*** Supplied material

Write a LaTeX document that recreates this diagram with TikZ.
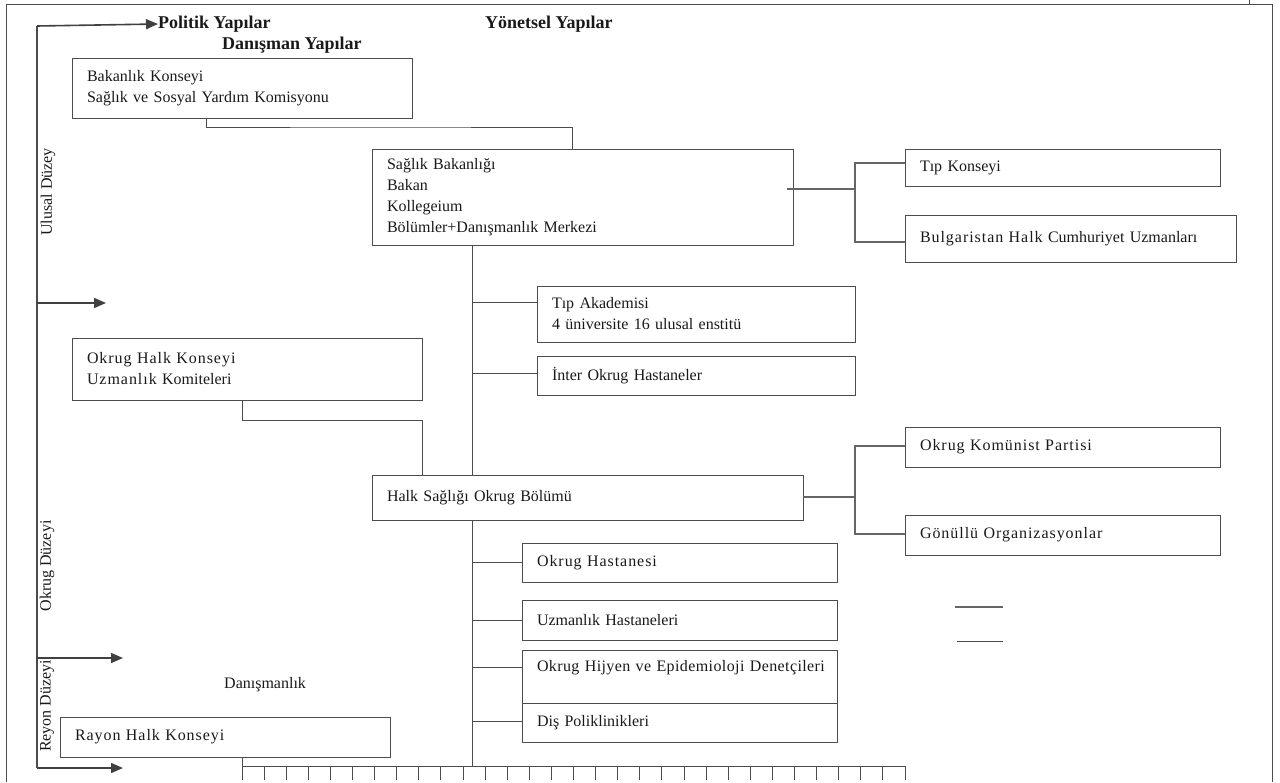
\documentclass[tikz,border=0pt]{standalone}
\usepackage{fontspec}
\setmainfont{Liberation Serif}
\newfontfamily\spc[LetterSpace=6]{Liberation Serif}
\newfontfamily\spcs[LetterSpace=2.5]{Liberation Serif}
\usetikzlibrary{arrows.meta,calc}
\tikzset{
 bx/.style={draw=black!70, line width=0.9pt, anchor=north west, inner xsep=15pt, inner ysep=2pt, align=left, font=\fontsize{16}{21}\selectfont, text=black!90, outer sep=0pt},
 ln/.style={draw=black!70, line width=0.9pt},
 dl/.style={draw=black!60, line width=1.7pt},
 arr/.style={draw=black!75, line width=1.6pt, -{Triangle[length=12pt,width=10pt]}},
 hd/.style={font=\fontsize{18}{20}\selectfont\bfseries, text=black!90, inner sep=0pt, anchor=west},
 lv/.style={font=\fontsize{16}{18}\selectfont, text=black!90, rotate=90, inner sep=0pt},
 tx/.style={font=\fontsize{16}{18}\selectfont, text=black!90, inner sep=0pt, anchor=west},
}
\newcommand\bxn[6]{\node[bx, text width=\dimexpr#4pt-30pt\relax, minimum height=#5pt] (#1) at (#2,#3) {#6};}
\begin{document}
\begin{tikzpicture}[x=1pt,y=-1pt]
\useasboundingbox (0,0) rectangle (1280,782);
% frame
\draw[ln] (6,782) -- (6,4) -- (1272,4) -- (1272,782);
\draw[ln] (1249,0) -- (1249,4);
% headers
\node[hd] (pol) at (158,24) {Politik Yapılar};
\node[hd] (yon) at (485,24) {Yönetsel Yapılar};
\node[hd] (dan) at (222,45) {Danışman Yapılar};
% level labels
\node[lv] (ulu) at (48,192) {Ulusal Düzey};
\node[lv] (okd) at (47,566) {Okrug Düzeyi};
\node[lv] (rey) at (47,706) {Reyon Düzeyi};
\node[tx] (dnl) at (224,685) {Danışmanlık};
% inner axis and arrows
\coordinate (itop) at (37,26);
\coordinate (ibot) at (37,768);
\coordinate (a2s) at (37,303); \coordinate (a2e) at (106,303);
\coordinate (a3s) at (37,658); \coordinate (a3e) at (123,658);
\coordinate (a4e) at (123,768);
\draw[ln, line width=1.2pt] (itop) -- (ibot);
\draw[arr] (itop) -- (pol.west);
\draw[arr] (a2s) -- (a2e);
\draw[arr] (a3s) -- (a3e);
\draw[arr] (ibot) -- (a4e);
% boxes
\bxn{bak}{72}{58}{340}{60}{Bakanlık Konseyi\\Sağlık ve Sosyal Yardım Komisyonu}
\bxn{sag}{372}{149}{421}{96}{Sağlık Bakanlığı\\Bakan\\Kollegeium\\Bölümler+Danışmanlık Merkezi}
\bxn{tipk}{905}{149}{315}{37}{Tıp Konseyi}
\bxn{bulg}{905}{215}{331}{47}{\mbox{{\spc Bulgaristan Halk} Cumhuriyet Uzmanları}}
\bxn{tipak}{537}{286}{318}{56}{Tıp Akademisi\\4 üniversite 16 ulusal enstitü}
\bxn{inter}{537}{356}{318}{39}{İnter Okrug Hastaneler}
\bxn{okhk}{72}{338}{350}{62}{{\spc Okrug Halk Konseyi}\\{\spc Uzmanlık} Komiteleri}
\bxn{halk}{372}{475}{431}{45}{Halk Sağlığı Okrug Bölümü}
\bxn{okp}{905}{427}{315}{40}{{\spc Okrug Komünist Partisi}}
\bxn{gon}{905}{515}{315}{40}{{\spc Gönüllü Organizasyonlar}}
\bxn{okh}{522}{543}{315}{39}{{\spc Okrug Hastanesi}}
\bxn{uzh}{522}{600}{315}{40}{Uzmanlık Hastaneleri}
\bxn{hij}{522}{650}{315}{53}{\mbox{\spcs Okrug Hijyen ve Epidemioloji Denetçileri}\\\mbox{}}
\bxn{dis}{522}{703}{315}{39}{Diş Poliklinikleri}
\bxn{ray}{60}{717}{330}{40}{{\spc Rayon Halk Konseyi}}
% advisory connectors
\draw[ln] ($(bak.south west)+(134,0)$) |- ($(bak.south west)+(300,9)$) -| ($(sag.north west)+(200,0)$);
\draw[ln] ($(okhk.south west)+(170,0)$) |- ($(okhk.south east)+(0,20)$) -- (okhk.south east |- halk.north);
% trunk
\coordinate (trunk) at (472,0);
\coordinate (bl0) at (242,766);
\coordinate (bl1) at (905,766);
\draw[ln] (sag.south -| trunk) -- (halk.north -| trunk);
\draw[ln] (halk.south -| trunk) -- (bl0 -| trunk);
\coordinate (b1) at ($(tipak.north west)+(0,16)$);
\coordinate (b2) at ($(inter.north west)+(0,17)$);
\coordinate (b3) at ($(hij.north west)+(0,17)$);
\coordinate (b4) at ($(dis.north west)+(0,18)$);
\draw[ln] (b1 -| trunk) -- (b1);
\draw[ln] (b2 -| trunk) -- (b2);
\draw[ln] (okh.west -| trunk) -- (okh.west);
\draw[ln] (uzh.west -| trunk) -- (uzh.west);
\draw[ln] (b3 -| trunk) -- (b3);
\draw[ln] (b4 -| trunk) -- (b4);
% side connectors (thick)
\coordinate (j1) at (855,189);
\coordinate (s1) at ($(sag.north east)+(-6,40)$);
\coordinate (t1) at ($(tipk.north west)+(0,14)$);
\coordinate (t2) at ($(bulg.north west)+(0,27)$);
\draw[dl] (s1) -- (j1);
\draw[dl] (t1) -| (j1) |- (t2);
\coordinate (j2) at (855,497);
\coordinate (t3) at ($(okp.north west)+(0,19)$);
\coordinate (t4) at ($(gon.north west)+(0,19)$);
\draw[dl] (halk.east |- j2) -- (j2);
\draw[dl] (t3) -| (j2) |- (t4);
% bottom line with ticks
\draw[ln] (ray.south -| bl0) -- (bl0) -- (bl1);
\foreach \i in {0,...,30} \draw[ln] ($(bl0)+(\i*22.1,0)$) -- ++(0,14);
% legend lines
\draw[dl] (955,607) -- (1003,607);
\draw[ln] (957,641) -- (1003,641);
\end{tikzpicture}
\end{document}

******

*Set problem*. Print out the material word for word, omitting the pictures.

*Written answer*.
Write a LaTeX document that recreates this diagram with TikZ.
\documentclass[tikz,border=0pt]{standalone}
\usepackage{fontspec}
\setmainfont{Liberation Serif}
\newfontfamily\spc[LetterSpace=6]{Liberation Serif}
\newfontfamily\spcs[LetterSpace=2.5]{Liberation Serif}
\usetikzlibrary{arrows.meta,calc}
\tikzset{
 bx/.style={draw=black!70, line width=0.9pt, anchor=north west, inner xsep=15pt, inner ysep=2pt, align=left, font=\fontsize{16}{21}\selectfont, text=black!90, outer sep=0pt},
 ln/.style={draw=black!70, line width=0.9pt},
 dl/.style={draw=black!60, line width=1.7pt},
 arr/.style={draw=black!75, line width=1.6pt, -{Triangle[length=12pt,width=10pt]}},
 hd/.style={font=\fontsize{18}{20}\selectfont\bfseries, text=black!90, inner sep=0pt, anchor=west},
 lv/.style={font=\fontsize{16}{18}\selectfont, text=black!90, rotate=90, inner sep=0pt},
 tx/.style={font=\fontsize{16}{18}\selectfont, text=black!90, inner sep=0pt, anchor=west},
}
\newcommand\bxn[6]{\node[bx, text width=\dimexpr#4pt-30pt\relax, minimum height=#5pt] (#1) at (#2,#3) {#6};}
\begin{document}
\begin{tikzpicture}[x=1pt,y=-1pt]
\useasboundingbox (0,0) rectangle (1280,782);
% frame
\draw[ln] (6,782) -- (6,4) -- (1272,4) -- (1272,782);
\draw[ln] (1249,0) -- (1249,4);
% headers
\node[hd] (pol) at (158,24) {Politik Yapılar};
\node[hd] (yon) at (485,24) {Yönetsel Yapılar};
\node[hd] (dan) at (222,45) {Danışman Yapılar};
% level labels
\node[lv] (ulu) at (48,192) {Ulusal Düzey};
\node[lv] (okd) at (47,566) {Okrug Düzeyi};
\node[lv] (rey) at (47,706) {Reyon Düzeyi};
\node[tx] (dnl) at (224,685) {Danışmanlık};
% inner axis and arrows
\coordinate (itop) at (37,26);
\coordinate (ibot) at (37,768);
\coordinate (a2s) at (37,303); \coordinate (a2e) at (106,303);
\coordinate (a3s) at (37,658); \coordinate (a3e) at (123,658);
\coordinate (a4e) at (123,768);
\draw[ln, line width=1.2pt] (itop) -- (ibot);
\draw[arr] (itop) -- (pol.west);
\draw[arr] (a2s) -- (a2e);
\draw[arr] (a3s) -- (a3e);
\draw[arr] (ibot) -- (a4e);
% boxes
\bxn{bak}{72}{58}{340}{60}{Bakanlık Konseyi\\Sağlık ve Sosyal Yardım Komisyonu}
\bxn{sag}{372}{149}{421}{96}{Sağlık Bakanlığı\\Bakan\\Kollegeium\\Bölümler+Danışmanlık Merkezi}
\bxn{tipk}{905}{149}{315}{37}{Tıp Konseyi}
\bxn{bulg}{905}{215}{331}{47}{\mbox{{\spc Bulgaristan Halk} Cumhuriyet Uzmanları}}
\bxn{tipak}{537}{286}{318}{56}{Tıp Akademisi\\4 üniversite 16 ulusal enstitü}
\bxn{inter}{537}{356}{318}{39}{İnter Okrug Hastaneler}
\bxn{okhk}{72}{338}{350}{62}{{\spc Okrug Halk Konseyi}\\{\spc Uzmanlık} Komiteleri}
\bxn{halk}{372}{475}{431}{45}{Halk Sağlığı Okrug Bölümü}
\bxn{okp}{905}{427}{315}{40}{{\spc Okrug Komünist Partisi}}
\bxn{gon}{905}{515}{315}{40}{{\spc Gönüllü Organizasyonlar}}
\bxn{okh}{522}{543}{315}{39}{{\spc Okrug Hastanesi}}
\bxn{uzh}{522}{600}{315}{40}{Uzmanlık Hastaneleri}
\bxn{hij}{522}{650}{315}{53}{\mbox{\spcs Okrug Hijyen ve Epidemioloji Denetçileri}\\\mbox{}}
\bxn{dis}{522}{703}{315}{39}{Diş Poliklinikleri}
\bxn{ray}{60}{717}{330}{40}{{\spc Rayon Halk Konseyi}}
% advisory connectors
\draw[ln] ($(bak.south west)+(134,0)$) |- ($(bak.south west)+(300,9)$) -| ($(sag.north west)+(200,0)$);
\draw[ln] ($(okhk.south west)+(170,0)$) |- ($(okhk.south east)+(0,20)$) -- (okhk.south east |- halk.north);
% trunk
\coordinate (trunk) at (472,0);
\coordinate (bl0) at (242,766);
\coordinate (bl1) at (905,766);
\draw[ln] (sag.south -| trunk) -- (halk.north -| trunk);
\draw[ln] (halk.south -| trunk) -- (bl0 -| trunk);
\coordinate (b1) at ($(tipak.north west)+(0,16)$);
\coordinate (b2) at ($(inter.north west)+(0,17)$);
\coordinate (b3) at ($(hij.north west)+(0,17)$);
\coordinate (b4) at ($(dis.north west)+(0,18)$);
\draw[ln] (b1 -| trunk) -- (b1);
\draw[ln] (b2 -| trunk) -- (b2);
\draw[ln] (okh.west -| trunk) -- (okh.west);
\draw[ln] (uzh.west -| trunk) -- (uzh.west);
\draw[ln] (b3 -| trunk) -- (b3);
\draw[ln] (b4 -| trunk) -- (b4);
% side connectors (thick)
\coordinate (j1) at (855,189);
\coordinate (s1) at ($(sag.north east)+(-6,40)$);
\coordinate (t1) at ($(tipk.north west)+(0,14)$);
\coordinate (t2) at ($(bulg.north west)+(0,27)$);
\draw[dl] (s1) -- (j1);
\draw[dl] (t1) -| (j1) |- (t2);
\coordinate (j2) at (855,497);
\coordinate (t3) at ($(okp.north west)+(0,19)$);
\coordinate (t4) at ($(gon.north west)+(0,19)$);
\draw[dl] (halk.east |- j2) -- (j2);
\draw[dl] (t3) -| (j2) |- (t4);
% bottom line with ticks
\draw[ln] (ray.south -| bl0) -- (bl0) -- (bl1);
\foreach \i in {0,...,30} \draw[ln] ($(bl0)+(\i*22.1,0)$) -- ++(0,14);
% legend lines
\draw[dl] (955,607) -- (1003,607);
\draw[ln] (957,641) -- (1003,641);
\end{tikzpicture}
\end{document}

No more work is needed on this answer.